Posted by Sarah in clothes, fabric, flowers, refashion, sewing.
3 comments

This dress was a second hand buy a few years back. I’ve always loved the fabric and the unusual collar. The dresss was never quite right though. The elastic under the bodice was always uncomfortable, and made the whole outfit ride up unflatteringly.

I unpicked the waistband and elastic, then ironed the whole garment flat again. I’ve put new darts in the front and back to bring the sides in, and made a cute belt to wear with it.

Recycling yarn September 26, 2008

Posted by Sarah in cosy, home made, knitting, refashion, wool.
1 comment so far

I’ve had a wee hiatus from posting here at Craftyllama, but I’m back!

The bulk of my time has been spent knitting, but more about that big project coming up in a future post.

Said big project has required alot of wool, and instead of heading to the yarn store yet again to buy wool I started to look at what I already had. I made this scarf last year, but recently I’ve become bored with it. I decided to recycle the yarn to use in my new project. The process was rewarding, and i’ve got back two balls of pure wool that would have otherwise laid in my closet for another year.

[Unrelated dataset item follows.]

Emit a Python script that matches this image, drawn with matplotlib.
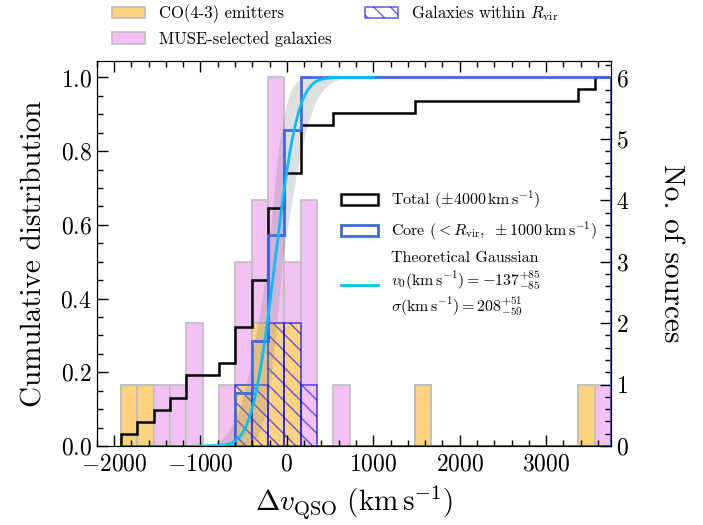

First of all I had to find the end of the yarn that I had woven/hidden in the scarf.

Next I started to very gently unravel the scarf.

Which looked like this once I was done.

The next step is to wind the wool into hanks, around something about a foot apart. Some people wind around their knees or feet, but I decided to use one of our chairs. Luckily I realised early on that I wouldn’t be able to remove my hank if I was winding the wool onto this part of the chair.

So I started again with the chair turned upside down.

Once I had a hank wound I tied it together in three places to keep it together.

Then I had three nicely wound hanks of wool, but they were still a bit crinkly.

Now they were washed in a warm wool wash in the basin and then rinsed.

To remove the kinks from the wool I tied a can to the bottom of each hank, and then tied the hank to the washing line. The can pulls on the wool to smooth out the kinks.

Once they were dried they came off the washing line, the cans were released from their duties, and the wool was put into my basket for knitting with.

And here it is, looking new and fresh in my project.